**THE EXERCISE**. Please retype the data in full and exactly; the pictures are not part of the copy.

**PROVIDED DATA**.
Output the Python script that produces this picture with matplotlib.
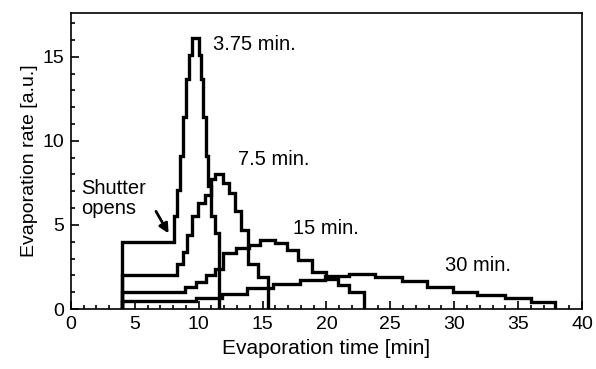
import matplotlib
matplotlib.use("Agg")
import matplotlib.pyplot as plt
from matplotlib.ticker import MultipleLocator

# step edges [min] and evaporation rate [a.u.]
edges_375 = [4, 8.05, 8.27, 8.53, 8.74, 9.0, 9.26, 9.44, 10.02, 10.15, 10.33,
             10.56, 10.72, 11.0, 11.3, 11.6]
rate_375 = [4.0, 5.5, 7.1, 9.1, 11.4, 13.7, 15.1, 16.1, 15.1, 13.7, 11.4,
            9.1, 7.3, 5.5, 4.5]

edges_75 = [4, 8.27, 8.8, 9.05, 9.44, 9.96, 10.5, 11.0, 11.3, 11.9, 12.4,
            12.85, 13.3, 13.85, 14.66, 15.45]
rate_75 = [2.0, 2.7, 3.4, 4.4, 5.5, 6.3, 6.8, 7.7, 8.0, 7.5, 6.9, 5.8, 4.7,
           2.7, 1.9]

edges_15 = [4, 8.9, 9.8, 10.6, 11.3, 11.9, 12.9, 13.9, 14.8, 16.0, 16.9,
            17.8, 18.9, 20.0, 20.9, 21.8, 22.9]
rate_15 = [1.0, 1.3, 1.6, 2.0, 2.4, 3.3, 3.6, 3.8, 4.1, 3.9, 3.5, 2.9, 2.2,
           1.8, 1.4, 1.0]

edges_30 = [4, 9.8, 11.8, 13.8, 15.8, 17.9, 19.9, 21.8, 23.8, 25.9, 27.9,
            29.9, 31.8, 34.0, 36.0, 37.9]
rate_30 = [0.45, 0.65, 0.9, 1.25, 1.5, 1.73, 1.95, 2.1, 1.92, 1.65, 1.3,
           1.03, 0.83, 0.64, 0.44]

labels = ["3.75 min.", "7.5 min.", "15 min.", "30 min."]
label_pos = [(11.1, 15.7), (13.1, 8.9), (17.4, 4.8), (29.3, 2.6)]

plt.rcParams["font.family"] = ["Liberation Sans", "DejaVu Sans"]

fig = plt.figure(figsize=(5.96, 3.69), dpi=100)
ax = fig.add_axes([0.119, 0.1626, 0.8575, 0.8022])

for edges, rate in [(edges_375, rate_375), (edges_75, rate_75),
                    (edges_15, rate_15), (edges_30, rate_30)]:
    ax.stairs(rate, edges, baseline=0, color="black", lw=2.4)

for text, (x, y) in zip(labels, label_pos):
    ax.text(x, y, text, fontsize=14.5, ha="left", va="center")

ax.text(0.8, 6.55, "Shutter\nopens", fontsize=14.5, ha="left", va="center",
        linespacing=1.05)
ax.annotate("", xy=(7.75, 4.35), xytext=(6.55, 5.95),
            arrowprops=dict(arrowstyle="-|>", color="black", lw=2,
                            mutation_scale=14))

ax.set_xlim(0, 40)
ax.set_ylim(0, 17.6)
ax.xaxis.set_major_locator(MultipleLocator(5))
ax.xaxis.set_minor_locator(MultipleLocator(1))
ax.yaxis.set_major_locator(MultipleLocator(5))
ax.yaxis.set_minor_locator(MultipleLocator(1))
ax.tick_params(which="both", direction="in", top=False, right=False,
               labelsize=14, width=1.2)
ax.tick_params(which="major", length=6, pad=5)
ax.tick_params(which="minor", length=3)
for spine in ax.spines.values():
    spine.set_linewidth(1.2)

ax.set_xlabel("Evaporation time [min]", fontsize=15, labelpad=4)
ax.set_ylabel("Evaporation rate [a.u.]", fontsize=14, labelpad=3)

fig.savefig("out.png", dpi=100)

**ANSWER TO THE PROBLEM**.
Output the Python script that produces this picture with matplotlib.
import matplotlib
matplotlib.use("Agg")
import matplotlib.pyplot as plt
from matplotlib.ticker import MultipleLocator

# step edges [min] and evaporation rate [a.u.]
edges_375 = [4, 8.05, 8.27, 8.53, 8.74, 9.0, 9.26, 9.44, 10.02, 10.15, 10.33,
             10.56, 10.72, 11.0, 11.3, 11.6]
rate_375 = [4.0, 5.5, 7.1, 9.1, 11.4, 13.7, 15.1, 16.1, 15.1, 13.7, 11.4,
            9.1, 7.3, 5.5, 4.5]

edges_75 = [4, 8.27, 8.8, 9.05, 9.44, 9.96, 10.5, 11.0, 11.3, 11.9, 12.4,
            12.85, 13.3, 13.85, 14.66, 15.45]
rate_75 = [2.0, 2.7, 3.4, 4.4, 5.5, 6.3, 6.8, 7.7, 8.0, 7.5, 6.9, 5.8, 4.7,
           2.7, 1.9]

edges_15 = [4, 8.9, 9.8, 10.6, 11.3, 11.9, 12.9, 13.9, 14.8, 16.0, 16.9,
            17.8, 18.9, 20.0, 20.9, 21.8, 22.9]
rate_15 = [1.0, 1.3, 1.6, 2.0, 2.4, 3.3, 3.6, 3.8, 4.1, 3.9, 3.5, 2.9, 2.2,
           1.8, 1.4, 1.0]

edges_30 = [4, 9.8, 11.8, 13.8, 15.8, 17.9, 19.9, 21.8, 23.8, 25.9, 27.9,
            29.9, 31.8, 34.0, 36.0, 37.9]
rate_30 = [0.45, 0.65, 0.9, 1.25, 1.5, 1.73, 1.95, 2.1, 1.92, 1.65, 1.3,
           1.03, 0.83, 0.64, 0.44]

labels = ["3.75 min.", "7.5 min.", "15 min.", "30 min."]
label_pos = [(11.1, 15.7), (13.1, 8.9), (17.4, 4.8), (29.3, 2.6)]

plt.rcParams["font.family"] = ["Liberation Sans", "DejaVu Sans"]

fig = plt.figure(figsize=(5.96, 3.69), dpi=100)
ax = fig.add_axes([0.119, 0.1626, 0.8575, 0.8022])

for edges, rate in [(edges_375, rate_375), (edges_75, rate_75),
                    (edges_15, rate_15), (edges_30, rate_30)]:
    ax.stairs(rate, edges, baseline=0, color="black", lw=2.4)

for text, (x, y) in zip(labels, label_pos):
    ax.text(x, y, text, fontsize=14.5, ha="left", va="center")

ax.text(0.8, 6.55, "Shutter\nopens", fontsize=14.5, ha="left", va="center",
        linespacing=1.05)
ax.annotate("", xy=(7.75, 4.35), xytext=(6.55, 5.95),
            arrowprops=dict(arrowstyle="-|>", color="black", lw=2,
                            mutation_scale=14))

ax.set_xlim(0, 40)
ax.set_ylim(0, 17.6)
ax.xaxis.set_major_locator(MultipleLocator(5))
ax.xaxis.set_minor_locator(MultipleLocator(1))
ax.yaxis.set_major_locator(MultipleLocator(5))
ax.yaxis.set_minor_locator(MultipleLocator(1))
ax.tick_params(which="both", direction="in", top=False, right=False,
               labelsize=14, width=1.2)
ax.tick_params(which="major", length=6, pad=5)
ax.tick_params(which="minor", length=3)
for spine in ax.spines.values():
    spine.set_linewidth(1.2)

ax.set_xlabel("Evaporation time [min]", fontsize=15, labelpad=4)
ax.set_ylabel("Evaporation rate [a.u.]", fontsize=14, labelpad=3)

fig.savefig("out.png", dpi=100)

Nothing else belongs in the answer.